··· Data
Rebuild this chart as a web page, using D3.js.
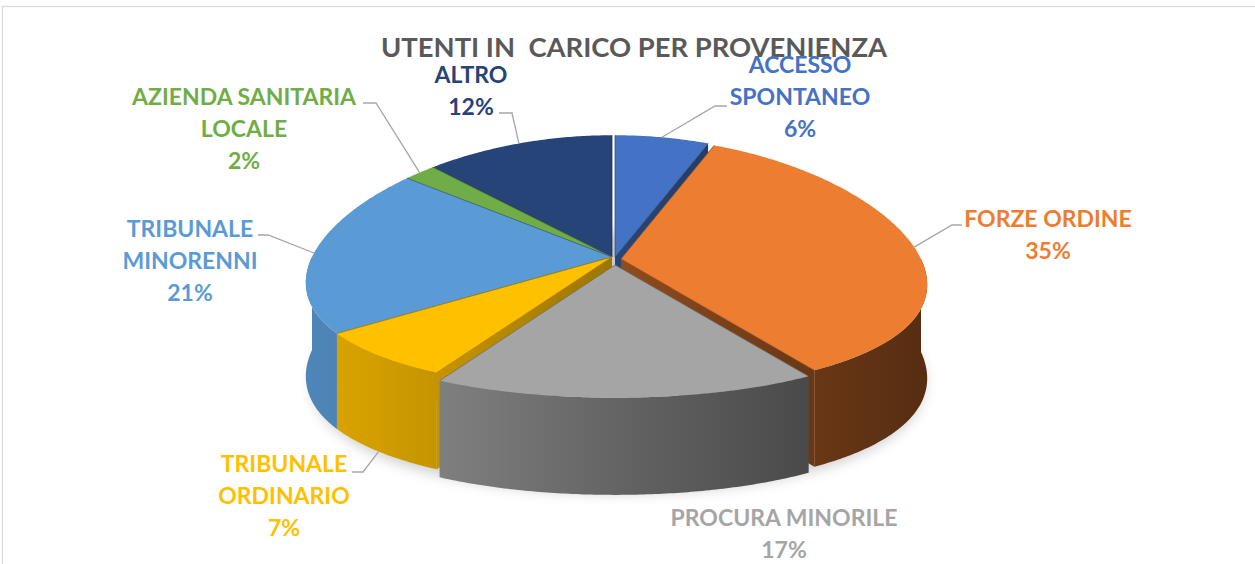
<!DOCTYPE html>
<html>
<head>
<meta charset="utf-8">
<script src="https://cdn.jsdelivr.net/npm/d3@7"></script>
<style>
  body { margin: 0; background: #fff; }
  svg { display: block; }
  text { font-family: Lato, "Open Sans", sans-serif; font-weight: bold; }
</style>
</head>
<body>
<div id="chart"></div>
<script>
// Data
const categories = ["ACCESSO SPONTANEO", "FORZE ORDINE", "PROCURA MINORILE", "TRIBUNALE ORDINARIO",
  "TRIBUNALE MINORENNI", "AZIENDA SANITARIA LOCALE", "ALTRO"];
const labelLines = [["ACCESSO", "SPONTANEO"], ["FORZE ORDINE"], ["PROCURA MINORILE"], ["TRIBUNALE", "ORDINARIO"],
  ["TRIBUNALE", "MINORENNI"], ["AZIENDA SANITARIA", "LOCALE"], ["ALTRO"]];
const values = [6, 35, 17, 7, 21, 2, 12];
const colors = ["#4472C4", "#ED7D31", "#A5A5A5", "#FFC000", "#5B9BD5", "#70AD47", "#264478"];
const title = "UTENTI IN  CARICO PER PROVENIENZA";

// Layout
const width = 1255;
const height = 564;
const cx = 612, cy = 257;   // pie centre
const rx = 300, ry = 127;   // radii of the top face
const perspX = 0.2;         // perspective, horizontal
const perspY = 0.043;       // perspective, vertical
const depth = 93;           // thickness of the pie
const wallX0 = 303, wallX1 = 921;

// exploded slices (px)
const explode = {
  "ACCESSO SPONTANEO": [3, 0],
  "FORZE ORDINE": [9, 2],
  "PROCURA MINORILE": [3, 8]
};

// label placement: centre x, first baseline, leader elbow and end
const labelPos = {
  "ACCESSO SPONTANEO": { x: 800, y: 73, elbow: [715, 106], end: [727, 106] },
  "FORZE ORDINE": { x: 1048, y: 227, elbow: [952, 225], end: [962, 225] },
  "PROCURA MINORILE": { x: 784, y: 526 },
  "TRIBUNALE ORDINARIO": { x: 284, y: 472, elbow: [363, 472], end: [352, 472] },
  "TRIBUNALE MINORENNI": { x: 190, y: 237, elbow: [268, 235], end: [258, 235] },
  "AZIENDA SANITARIA LOCALE": { x: 244, y: 105, elbow: [376, 103], end: [363, 103] },
  "ALTRO": { x: 471, y: 83, elbow: [512, 113], end: [499, 113] }
};

const svg = d3
  .select("#chart")
  .append("svg")
  .attr("width", width)
  .attr("height", height);

const defs = svg.append("defs");

// chart frame
svg.append("rect")
  .attr("x", 2.5).attr("y", 6.5)
  .attr("width", width + 20).attr("height", height + 20)
  .attr("fill", "none")
  .attr("stroke", "#D9D9D9")
  .attr("stroke-width", 1.2);

// title
svg.append("text")
  .attr("x", 634)
  .attr("y", 57)
  .attr("text-anchor", "middle")
  .attr("font-size", 26.5)
  .attr("fill", "#595959")
  .attr("textLength", 506)
  .attr("lengthAdjust", "spacingAndGlyphs")
  .style("white-space", "pre")
  .text(title);

const total = d3.sum(values);
const pct = d3.format(".0%");

const pie = d3.pie().sort(null).value((d) => d.value);
const arcs = pie(categories.map((c, i) => ({ name: c, value: values[i], color: colors[i], lines: labelLines[i] })));

function project(a, r, h, off) {
  const X = r * Math.sin(a);
  const Z = -r * Math.cos(a);
  const fx = 1 / (1 - Z * perspX);
  const fy = 1 / (1 - Z * perspY);
  return [cx + off[0] + rx * X * fx, cy + off[1] + ry * Z * fy + h * fy];
}

function sample(a0, a1) {
  const n = Math.max(2, Math.ceil((a1 - a0) / 0.01));
  return d3.range(n + 1).map((i) => a0 + ((a1 - a0) * i) / n);
}

const line = d3.line();

// shadow
const shadow = defs.append("filter").attr("id", "shadow").attr("x", "-20%").attr("y", "-20%").attr("width", "140%").attr("height", "140%");
shadow.append("feGaussianBlur").attr("stdDeviation", 7);
const ring = sample(0, 2 * Math.PI).map((a) => project(a, 1.0, depth, [6, 6]));
svg.append("path")
  .attr("d", line(ring) + "Z")
  .attr("fill", "#000")
  .attr("opacity", 0.2)
  .attr("filter", "url(#shadow)");

// gradients for the side walls: lighter on the left, darker on the right
arcs.forEach((d, i) => {
  const base = d3.color(d.data.color);
  const g = defs.append("linearGradient")
    .attr("id", "wall" + i)
    .attr("gradientUnits", "userSpaceOnUse")
    .attr("x1", wallX0).attr("x2", wallX1)
    .attr("y1", 0).attr("y2", 0);
  d3.range(0, 1.01, 0.1).forEach((t) => {
    g.append("stop")
      .attr("offset", t)
      .attr("stop-color", base.darker(0.4 + 2.4 * Math.pow(t, 1.3)));
  });
});

// draw back to front
const midZ = (d) => -Math.cos((d.startAngle + d.endAngle) / 2);
const order = arcs.map((d, i) => i).sort((a, b) => midZ(arcs[a]) - midZ(arcs[b]));

const pieG = svg.append("g");

order.forEach((i) => {
  const d = arcs[i];
  const off = explode[d.data.name] || [0, 0];
  const g = pieG.append("g");
  const fillWall = `url(#wall${i})`;

  // cut faces
  [d.startAngle, d.endAngle].forEach((a) => {
    const pts = [project(a, 0, 0, off), project(a, 1, 0, off), project(a, 1, depth, off), project(a, 0, depth, off)];
    g.append("path").attr("d", line(pts) + "Z").attr("fill", fillWall);
  });

  // outer wall, front half only
  const w0 = Math.max(d.startAngle, Math.PI / 2);
  const w1 = Math.min(d.endAngle, 1.5 * Math.PI);
  if (w1 > w0) {
    const s = sample(w0, w1);
    const pts = s.map((a) => project(a, 1, 0, off)).concat(s.slice().reverse().map((a) => project(a, 1, depth, off)));
    g.append("path").attr("d", line(pts) + "Z").attr("fill", fillWall);
  }

  // top face
  const top = [project(0, 0, 0, off)].concat(sample(d.startAngle, d.endAngle).map((a) => project(a, 1, 0, off)));
  g.append("path").attr("d", line(top) + "Z").attr("fill", d.data.color);

  // edges of the cut on the top face
  [d.startAngle, d.endAngle].forEach((a) => {
    g.append("path")
      .attr("d", line([project(a, 0, 0, off), project(a, 1, 0, off)]))
      .attr("stroke", d3.color(d.data.color).darker(1.2))
      .attr("stroke-width", 1)
      .attr("stroke-opacity", 0.7)
      .attr("fill", "none");
  });
});

// leader lines and labels
const labels = svg.append("g");
arcs.forEach((d) => {
  const p = labelPos[d.data.name];
  const off = explode[d.data.name] || [0, 0];
  const mid = (d.startAngle + d.endAngle) / 2;
  if (p.elbow) {
    const anchor = project(mid, 1, Math.cos(mid) < 0 ? depth : 0, off);
    labels.append("path")
      .attr("d", line([anchor, p.elbow, p.end]))
      .attr("fill", "none")
      .attr("stroke", "#A6A6A6")
      .attr("stroke-width", 1.3);
  }
  const rows = d.data.lines.concat([pct(d.data.value / total)]);
  rows.forEach((r, k) => {
    labels.append("text")
      .attr("x", p.x)
      .attr("y", p.y + k * 32)
      .attr("text-anchor", "middle")
      .attr("font-size", 23)
      .attr("fill", d.data.color)
      .text(r);
  });
});
</script>
</body>
</html>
······
Set task
Without the pictures, transcribe the listing above exactly.

Reply
Rebuild this chart as a web page, using D3.js.
<!DOCTYPE html>
<html>
<head>
<meta charset="utf-8">
<script src="https://cdn.jsdelivr.net/npm/d3@7"></script>
<style>
  body { margin: 0; background: #fff; }
  svg { display: block; }
  text { font-family: Lato, "Open Sans", sans-serif; font-weight: bold; }
</style>
</head>
<body>
<div id="chart"></div>
<script>
// Data
const categories = ["ACCESSO SPONTANEO", "FORZE ORDINE", "PROCURA MINORILE", "TRIBUNALE ORDINARIO",
  "TRIBUNALE MINORENNI", "AZIENDA SANITARIA LOCALE", "ALTRO"];
const labelLines = [["ACCESSO", "SPONTANEO"], ["FORZE ORDINE"], ["PROCURA MINORILE"], ["TRIBUNALE", "ORDINARIO"],
  ["TRIBUNALE", "MINORENNI"], ["AZIENDA SANITARIA", "LOCALE"], ["ALTRO"]];
const values = [6, 35, 17, 7, 21, 2, 12];
const colors = ["#4472C4", "#ED7D31", "#A5A5A5", "#FFC000", "#5B9BD5", "#70AD47", "#264478"];
const title = "UTENTI IN  CARICO PER PROVENIENZA";

// Layout
const width = 1255;
const height = 564;
const cx = 612, cy = 257;   // pie centre
const rx = 300, ry = 127;   // radii of the top face
const perspX = 0.2;         // perspective, horizontal
const perspY = 0.043;       // perspective, vertical
const depth = 93;           // thickness of the pie
const wallX0 = 303, wallX1 = 921;

// exploded slices (px)
const explode = {
  "ACCESSO SPONTANEO": [3, 0],
  "FORZE ORDINE": [9, 2],
  "PROCURA MINORILE": [3, 8]
};

// label placement: centre x, first baseline, leader elbow and end
const labelPos = {
  "ACCESSO SPONTANEO": { x: 800, y: 73, elbow: [715, 106], end: [727, 106] },
  "FORZE ORDINE": { x: 1048, y: 227, elbow: [952, 225], end: [962, 225] },
  "PROCURA MINORILE": { x: 784, y: 526 },
  "TRIBUNALE ORDINARIO": { x: 284, y: 472, elbow: [363, 472], end: [352, 472] },
  "TRIBUNALE MINORENNI": { x: 190, y: 237, elbow: [268, 235], end: [258, 235] },
  "AZIENDA SANITARIA LOCALE": { x: 244, y: 105, elbow: [376, 103], end: [363, 103] },
  "ALTRO": { x: 471, y: 83, elbow: [512, 113], end: [499, 113] }
};

const svg = d3
  .select("#chart")
  .append("svg")
  .attr("width", width)
  .attr("height", height);

const defs = svg.append("defs");

// chart frame
svg.append("rect")
  .attr("x", 2.5).attr("y", 6.5)
  .attr("width", width + 20).attr("height", height + 20)
  .attr("fill", "none")
  .attr("stroke", "#D9D9D9")
  .attr("stroke-width", 1.2);

// title
svg.append("text")
  .attr("x", 634)
  .attr("y", 57)
  .attr("text-anchor", "middle")
  .attr("font-size", 26.5)
  .attr("fill", "#595959")
  .attr("textLength", 506)
  .attr("lengthAdjust", "spacingAndGlyphs")
  .style("white-space", "pre")
  .text(title);

const total = d3.sum(values);
const pct = d3.format(".0%");

const pie = d3.pie().sort(null).value((d) => d.value);
const arcs = pie(categories.map((c, i) => ({ name: c, value: values[i], color: colors[i], lines: labelLines[i] })));

function project(a, r, h, off) {
  const X = r * Math.sin(a);
  const Z = -r * Math.cos(a);
  const fx = 1 / (1 - Z * perspX);
  const fy = 1 / (1 - Z * perspY);
  return [cx + off[0] + rx * X * fx, cy + off[1] + ry * Z * fy + h * fy];
}

function sample(a0, a1) {
  const n = Math.max(2, Math.ceil((a1 - a0) / 0.01));
  return d3.range(n + 1).map((i) => a0 + ((a1 - a0) * i) / n);
}

const line = d3.line();

// shadow
const shadow = defs.append("filter").attr("id", "shadow").attr("x", "-20%").attr("y", "-20%").attr("width", "140%").attr("height", "140%");
shadow.append("feGaussianBlur").attr("stdDeviation", 7);
const ring = sample(0, 2 * Math.PI).map((a) => project(a, 1.0, depth, [6, 6]));
svg.append("path")
  .attr("d", line(ring) + "Z")
  .attr("fill", "#000")
  .attr("opacity", 0.2)
  .attr("filter", "url(#shadow)");

// gradients for the side walls: lighter on the left, darker on the right
arcs.forEach((d, i) => {
  const base = d3.color(d.data.color);
  const g = defs.append("linearGradient")
    .attr("id", "wall" + i)
    .attr("gradientUnits", "userSpaceOnUse")
    .attr("x1", wallX0).attr("x2", wallX1)
    .attr("y1", 0).attr("y2", 0);
  d3.range(0, 1.01, 0.1).forEach((t) => {
    g.append("stop")
      .attr("offset", t)
      .attr("stop-color", base.darker(0.4 + 2.4 * Math.pow(t, 1.3)));
  });
});

// draw back to front
const midZ = (d) => -Math.cos((d.startAngle + d.endAngle) / 2);
const order = arcs.map((d, i) => i).sort((a, b) => midZ(arcs[a]) - midZ(arcs[b]));

const pieG = svg.append("g");

order.forEach((i) => {
  const d = arcs[i];
  const off = explode[d.data.name] || [0, 0];
  const g = pieG.append("g");
  const fillWall = `url(#wall${i})`;

  // cut faces
  [d.startAngle, d.endAngle].forEach((a) => {
    const pts = [project(a, 0, 0, off), project(a, 1, 0, off), project(a, 1, depth, off), project(a, 0, depth, off)];
    g.append("path").attr("d", line(pts) + "Z").attr("fill", fillWall);
  });

  // outer wall, front half only
  const w0 = Math.max(d.startAngle, Math.PI / 2);
  const w1 = Math.min(d.endAngle, 1.5 * Math.PI);
  if (w1 > w0) {
    const s = sample(w0, w1);
    const pts = s.map((a) => project(a, 1, 0, off)).concat(s.slice().reverse().map((a) => project(a, 1, depth, off)));
    g.append("path").attr("d", line(pts) + "Z").attr("fill", fillWall);
  }

  // top face
  const top = [project(0, 0, 0, off)].concat(sample(d.startAngle, d.endAngle).map((a) => project(a, 1, 0, off)));
  g.append("path").attr("d", line(top) + "Z").attr("fill", d.data.color);

  // edges of the cut on the top face
  [d.startAngle, d.endAngle].forEach((a) => {
    g.append("path")
      .attr("d", line([project(a, 0, 0, off), project(a, 1, 0, off)]))
      .attr("stroke", d3.color(d.data.color).darker(1.2))
      .attr("stroke-width", 1)
      .attr("stroke-opacity", 0.7)
      .attr("fill", "none");
  });
});

// leader lines and labels
const labels = svg.append("g");
arcs.forEach((d) => {
  const p = labelPos[d.data.name];
  const off = explode[d.data.name] || [0, 0];
  const mid = (d.startAngle + d.endAngle) / 2;
  if (p.elbow) {
    const anchor = project(mid, 1, Math.cos(mid) < 0 ? depth : 0, off);
    labels.append("path")
      .attr("d", line([anchor, p.elbow, p.end]))
      .attr("fill", "none")
      .attr("stroke", "#A6A6A6")
      .attr("stroke-width", 1.3);
  }
  const rows = d.data.lines.concat([pct(d.data.value / total)]);
  rows.forEach((r, k) => {
    labels.append("text")
      .attr("x", p.x)
      .attr("y", p.y + k * 32)
      .attr("text-anchor", "middle")
      .attr("font-size", 23)
      .attr("fill", d.data.color)
      .text(r);
  });
});
</script>
</body>
</html>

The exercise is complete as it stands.